One only has to take a look at the Toronto Star to see the spotlight that has been focused on Thunder Bay. Indeed, many issues appear to be getting more attention in Toronto and the national press than in Thunder Bay itself. The ultimate economic spillover on our community in terms of its potential as a good place to invest and do business is in serious danger. This is not good for the community and if you think I am exaggerating the potential negative long-term impact that this could have on the city's image and ultimately its economy, take a look at the list of stories that have appeared in the Toronto Star since early May. If you were an investor planning to open a business in Thunder Bay, a tourist thinking of visiting or a student planning to attend the university or college, how would you react to the following list of stories that mention Thunder Bay - just from the Toronto Star?
May 9, 2017 Fourth indigenous girl dies while in child protection
May 12, 2017 Tammy Keeash's death 'consistent with drowning' according to post mortem
May 17, 2017 First Nation’s family rejects Thunder Bay Police explanation for teen’s death
May 19, 2017 Thunder Bay police investigate after body found in McIntyre River
May 20, 2017 Ontario watchdog expands probe of Thunder Bay police
May 21, 2017 Thunder Bay review of police practices with Indigenous people to include two recent cases
May 23, 2017 Thunder Bay police chief charged with breach of trust
May 24, 2017 Thunder Bay police chief’s charges tied to issue with the city’s mayor
May 29, 2017 The case for abolishing solitary confinement
May 31, 2017 Indigenous leaders call for RCMP to investigate deaths of young people in Thunder Bay
May 31, 2017 First Nations leaders call for RCMP to take over Thunder Bay teen death cases
June 5, 2017 Thunder Bay police need outside help to solve deaths of Indigenous youth: Editorial
June 6, 2017 Chiefs demand answers on Thunder Bay river deaths
June 7, 2017 OPP agreed to Thunder Bay police request to review man’s death, commissioner says
June 8, 2017 Not ‘necessary’ for RCMP to review 3 Indigenous deaths, Thunder Bay police say
June 14, 2017 Province shuts down three Thunder Bay foster homes
June 14, 2017 RCMP should investigate deaths of Indigenous teens in Thunder Bay: MP
June 23, 2017 York Regional Police now investigating Thunder Bay Indigenous teen deaths
July 3, 2017 Thunder Bay police investigating double homicide of 2 Indigenous people
And the most recent contribution and I think coup de grace that juxtaposes Thunder Bay, lawyers, politicians and clowns in one story....

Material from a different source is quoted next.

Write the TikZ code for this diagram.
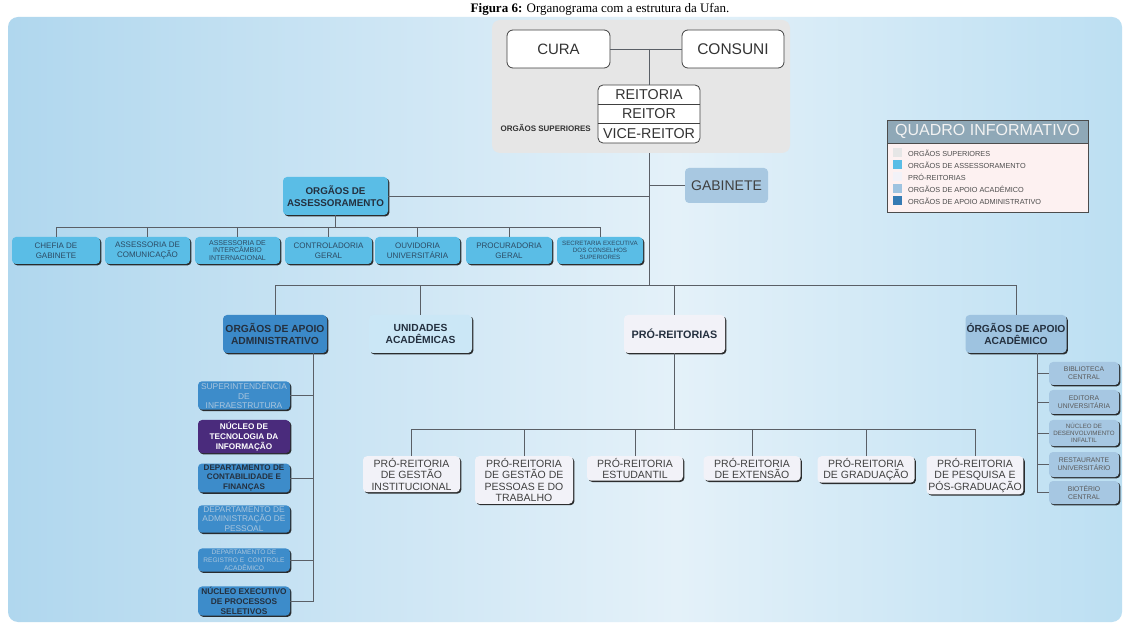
\documentclass[tikz,border=0pt]{standalone}
\usepackage{fontspec}
\setmainfont{Liberation Sans}
\newfontfamily\capfont{Liberation Serif}
\usetikzlibrary{shadows}

\definecolor{bgL}{HTML}{B0D7EE}
\definecolor{bgM}{HTML}{E4F1F9}
\definecolor{bgR}{HTML}{BCDFF2}
\definecolor{supgrey}{HTML}{E6E6E6}
\definecolor{linegrey}{HTML}{5A5F66}
\definecolor{assblue}{HTML}{5ABDE6}
\definecolor{admblue}{HTML}{3B89C8}
\definecolor{admchild}{HTML}{3D8CCA}
\definecolor{unidblue}{HTML}{CBE7F6}
\definecolor{problue}{HTML}{F2F2F8}
\definecolor{acablue}{HTML}{9EC3E0}
\definecolor{acachild}{HTML}{A6C7E2}
\definecolor{gabblue}{HTML}{A8C8E1}
\definecolor{ntipurple}{HTML}{4A2B7C}
\definecolor{darktext}{HTML}{24303F}
\definecolor{asstext}{HTML}{2C4A63}
\definecolor{paletext}{HTML}{A9C5DD}
\definecolor{legbody}{HTML}{FDF1F1}
\definecolor{leghead}{HTML}{8FA8B7}

% left-to-right panel gradient
\pgfdeclarehorizontalshading{panelshade}{100bp}{color(0bp)=(bgL); color(25bp)=(bgL);
  color(55bp)=(bgM); color(75bp)=(bgR); color(100bp)=(bgR)}

\newcommand\fs[2]{\fontsize{#1}{#2}\selectfont}

\begin{document}
\begin{tikzpicture}[x=1pt,y=-1pt,
  conn/.style={draw=linegrey,line width=0.9pt},
  shd/.style={drop shadow={shadow xshift=1.4pt,shadow yshift=-1.4pt,fill=black!90,opacity=0.9}},
  orgbox/.style={rounded corners=4pt,align=center,inner sep=1pt},
  topbox/.style={orgbox,rounded corners=6pt,fill=white,draw=black!75,line width=0.8pt,text=black!80},
  assbox/.style={orgbox,shd,fill=assblue,text=asstext,minimum height=27},
  admbox/.style={orgbox,shd,fill=admchild,minimum width=92},
  probox/.style={orgbox,shd,fill=problue,text=black!75,font=\fs{10.5}{11.6},anchor=north,inner sep=1.8pt},
  acabox/.style={orgbox,shd,fill=acachild,text=black!65,minimum width=70,font=\fs{6.8}{7.8}},
  mainbox/.style={orgbox,shd,minimum height=38,font=\bfseries\fs{10.3}{12.3},text=darktext},
  legsq/.style={minimum size=9,inner sep=0pt},
  legtxt/.style={anchor=west,font=\fs{7.3}{8},text=black!70,inner sep=0pt}]

\useasboundingbox (0,0) rectangle (1128,628);
\fill[white] (0,0) rectangle (1128,628);

% caption line
\node[anchor=base,font=\capfont\fs{13}{15},inner sep=0pt] (caption) at (600,12.5)
  {\textbf{Figura 6:} Organograma com a estrutura da Ufan.};

% panel
\shade[rounded corners=10pt,shading=panelshade] (8,17) rectangle (1122,622);

% ---------- governing bodies ----------
\node[fill=supgrey,rounded corners=8pt,minimum width=298,minimum height=133,inner sep=0pt]
  (sup) at (641,86.5) {};
\node[topbox,minimum width=103,minimum height=38,font=\fs{15}{17}] (cura) at (558.5,49) {CURA};
\node[topbox,minimum width=102,minimum height=38,font=\fs{15.5}{17}] (consuni) at (733,49) {CONSUNI};
\node[fill=white,draw=black!75,line width=0.8pt,rounded corners=5pt,minimum width=102,
  minimum height=58,inner sep=0pt] (reit) at (649,114) {};
\draw[black!75,line width=0.8pt] (reit.west |- 0,104) -- (reit.east |- 0,104);
\draw[black!75,line width=0.8pt] (reit.west |- 0,123.5) -- (reit.east |- 0,123.5);
\node[font=\fs{14.3}{16},text=black!80,inner sep=0pt] (reitoria) at (649,94.5) {REITORIA};
\node[font=\fs{14.3}{16},text=black!80,inner sep=0pt] (reitor) at (649,114) {REITOR};
\node[font=\fs{14.3}{16},text=black!80,inner sep=0pt] (vice) at (649,133.5) {VICE-REITOR};
\node[font=\bfseries\fs{8}{9},text=black!80,anchor=east,inner sep=0pt] (suplabel) at (591,128)
  {ORGÃOS SUPERIORES};

\coordinate (topj) at (649,49);
\draw[conn] (cura.east) -- (consuni.west);
\draw[conn] (topj) -- (reit.north);

% ---------- second level ----------
\node[orgbox,fill=gabblue,minimum width=83,minimum height=35,font=\fs{14}{16},text=black!75]
  (gab) at (726.5,185.5) {GABINETE};
\node[mainbox,fill=assblue,minimum width=105,font=\bfseries\fs{9.8}{12.5}] (ass) at (335.5,196)
  {ORGÃOS DE\\ASSESSORAMENTO};

\coordinate (bar) at (649,285);
\draw[conn] (reit.south |- sup.south) -- (bar);
\draw[conn] (gab.west) -- (gab.west -| bar);
\draw[conn] (ass.east) -- (ass.east -| bar);

% advisory bodies
\coordinate (abar) at (0,227);
\node[assbox,minimum width=88,font=\fs{8}{9.5}] (chefia) at (56,250.5) {CHEFIA DE\\GABINETE};
\node[assbox,minimum width=85,font=\fs{8}{9.5}] (acom) at (147.5,250.5) {ASSESSORIA DE\\COMUNICAÇÃO};
\node[assbox,minimum width=85,font=\fs{7}{7.6}] (aint) at (237.5,250.5) {ASSESSORIA DE\\INTERCÂMBIO\\INTERNACIONAL};
\node[assbox,minimum width=87,font=\fs{8}{9.5}] (cont) at (328.5,250.5) {CONTROLADORIA\\GERAL};
\node[assbox,minimum width=85,font=\fs{8}{9.5}] (ouv) at (417.5,250.5) {OUVIDORIA\\UNIVERSITÁRIA};
\node[assbox,minimum width=86,font=\fs{8}{9.5}] (proc) at (509,250.5) {PROCURADORIA\\GERAL};
\node[assbox,minimum width=86,font=\fs{6.2}{7}] (secr) at (600,250.5) {SECRETARIA EXECUTIVA\\DOS CONSELHOS\\SUPERIORES};

\draw[conn] (ass.south) -- (ass.south |- abar);
\draw[conn] (chefia.north |- abar) -- (secr.north |- abar);
\foreach \n in {chefia,acom,aint,cont,ouv,proc,secr}
  \draw[conn] (\n.north) -- (\n.north |- abar);

% ---------- third level ----------
\node[mainbox,fill=admblue,minimum width=104] (adm) at (275,334) {ORGÃOS DE APOIO\\ADMINISTRATIVO};
\node[mainbox,fill=unidblue,minimum width=103] (unid) at (420.5,334) {UNIDADES\\ACADÊMICAS};
\node[mainbox,fill=problue,minimum width=101,font=\bfseries\fs{10.8}{12.3}] (pro) at (674.5,334) {PRÓ-REITORIAS};
\node[mainbox,fill=acablue,minimum width=98] (aca) at (1016,334) {ÓRGÃOS DE APOIO\\ACADÊMICO};

\draw[conn] (adm.north |- bar) -- (aca.north |- bar);
\foreach \n in {adm,unid,pro,aca}
  \draw[conn] (\n.north) -- (\n.north |- bar);

% administrative support
\node[admbox,font=\fs{8.4}{9.5},text=paletext] (supinf) at (244,395.5)
  {SUPERINTENDÊNCIA\\DE\\INFRAESTRUTURA};
\node[admbox,fill=ntipurple,font=\bfseries\fs{8.2}{9.8},text=white,minimum height=33] (nti) at (244,436.5)
  {NÚCLEO DE\\TECNOLOGIA DA\\INFORMAÇÃO};
\node[admbox,font=\bfseries\fs{8.1}{9.8},text=darktext] (dcf) at (244,478)
  {DEPARTAMENTO DE\\CONTABILIDADE E\\FINANÇAS};
\node[admbox,font=\fs{8.3}{9.8},text=paletext] (dap) at (244,519)
  {DEPARTAMENTO DE\\ADMINISTRAÇÃO DE\\PESSOAL};
\node[admbox,font=\fs{6.6}{8.2},text=paletext] (drca) at (244,560)
  {DEPARTAMENTO DE\\REGISTRO E\ \ CONTROLE\\ACADÊMICO};
\node[admbox,font=\bfseries\fs{8.3}{9.8},text=darktext] (neps) at (244,601)
  {NÚCLEO EXECUTIVO\\DE PROCESSOS\\SELETIVOS};

\coordinate (adv) at (313,0);
\draw[conn] (adm.south -| adv) |- (neps.east);
\foreach \n in {supinf,dcf,drca}
  \draw[conn] (\n.east) -- (\n.east -| adv);

% pro-rectorates
\coordinate (pbar) at (0,429);
\node[probox,minimum width=97] (pgi) at (411.5,456) {PRÓ-REITORIA\\DE GESTÃO\\INSTITUCIONAL};
\node[probox,minimum width=98] (pgp) at (524,456) {PRÓ-REITORIA\\DE GESTÃO DE\\PESSOAS E DO\\TRABALHO};
\node[probox,minimum width=96] (pes) at (635,456) {PRÓ-REITORIA\\ESTUDANTIL};
\node[probox,minimum width=97] (pex) at (752,456) {PRÓ-REITORIA\\DE EXTENSÃO};
\node[probox,minimum width=97] (pgr) at (866,456) {PRÓ-REITORIA\\DE GRADUAÇÃO};
\node[probox,minimum width=96] (ppg) at (975,456) {PRÓ-REITORIA\\DE PESQUISA E\\PÓS-GRADUAÇÃO};

\draw[conn] (pro.south) -- (pro.south |- pbar);
\draw[conn] (pgi.north |- pbar) -- (ppg.north |- pbar);
\foreach \n in {pgi,pgp,pes,pex,pgr,ppg}
  \draw[conn] (\n.north) -- (\n.north |- pbar);

% academic support
\node[acabox,minimum height=23] (bib) at (1084,373.5) {BIBLIOTECA\\CENTRAL};
\node[acabox,minimum height=24] (edi) at (1084,402) {EDITORA\\UNIVERSITÁRIA};
\node[acabox,minimum height=26,font=\fs{6.2}{7}] (ndi) at (1084,433) {NÚCLEO DE\\DESENVOLVIMENTO\\INFALTIL};
\node[acabox,minimum height=25] (rest) at (1084,464.5) {RESTAURANTE\\UNIVERSITÁRIO};
\node[acabox,minimum height=23] (bio) at (1084,492.5) {BIOTÉRIO\\CENTRAL};

\coordinate (acv) at (1037,0);
\draw[conn] (aca.south -| acv) |- (bio.west);
\foreach \n in {bib,edi,ndi,rest}
  \draw[conn] (\n.west) -- (\n.west -| acv);

% ---------- legend ----------
\node[fill=legbody,draw=black!70,line width=0.8pt,minimum width=201,minimum height=92,inner sep=0pt]
  (quadro) at (987.5,166) {};
\node[fill=leghead,draw=black!70,line width=0.8pt,minimum width=201,minimum height=23,inner sep=0pt,
  font=\fs{16}{18},text=white!95!black] (qhead) at (987.5,131.5) {QUADRO INFORMATIVO};
\node[legsq,fill=supgrey] (l1) at (897.5,153) {};
\node[legsq,fill=assblue] (l2) at (897.5,165) {};
\node[legsq,fill=problue] (l3) at (897.5,177) {};
\node[legsq,fill=acablue] (l4) at (897.5,189) {};
\node[legsq,fill=admblue!90!black] (l5) at (897.5,201) {};
\node[legtxt] (t1) at (908,153) {ORGÃOS SUPERIORES};
\node[legtxt] (t2) at (908,165) {ORGÃOS DE ASSESSORAMENTO};
\node[legtxt] (t3) at (908,177) {PRÓ-REITORIAS};
\node[legtxt] (t4) at (908,189) {ORGÃOS DE APOIO ACADÊMICO};
\node[legtxt] (t5) at (908,201) {ORGÃOS DE APOIO ADMINISTRATIVO};
\end{tikzpicture}
\end{document}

July 12, 2017 Thunder Bay lawyer facing sex assault charges caught in bizarre video rant filmed between alleged offences
None of this is good news for Thunder Bay and the damage to the community's reputation is incalculable and represents a crisis. Add to this stories on Bombardier and the TTC like this one...
....and one starts to see that ultimately Thunder Bay's depiction as a place of violence, racism, questionable institutions and weak economic ability is becoming an ingrained feature of external media coverage. Racism is a problem in Thunder Bay. Yet, not everyone is racist. Painting the entire community of Thunder Bay with a negative brush is not going to help resolve the serious issues that have arisen. Moreover, the picture being painted of Thunder Bay as plagued by deep rooted institutional problems is also unfair given that it is 2017 and the city's institutions, policies and procedures are governed by provincial and federal rules, regulations and funding and are not being made up locally.
Thunder Bay has issues, of that there is no doubt but these are issues that everyone needs to work together to address. They require the city's political leaders and regional leaders - municipal and First Nations - to take responsibility and work together to resolve them. Thunder Bay's municipal leadership has been conspicuously quiet in recent months in providing public leadership while First Nation leaders have not missed an opportunity to make public statements.
The situation facing many residents of First Nations is deplorable and an embarrassment given Canada's wealth and economic development. Yet, ultimately, these are not just Thunder Bay's issues. For example, the long-term economic welfare and future of indigenous peoples in the north requires investments in health and education. It is the Federal government that has the primary relationship with First Nations - the nation to nation relationship. It is the provincial government that usually delivers health and education. There needs to be federal-provincial coordination. The issues facing First Nations in Thunder Bay are not just Thunder Bay's challenge but also a challenge facing Ottawa and Queen's Park. It really is time for all sides to step up and deal with the issues and generate steps that provide solutions. It is time to move forward.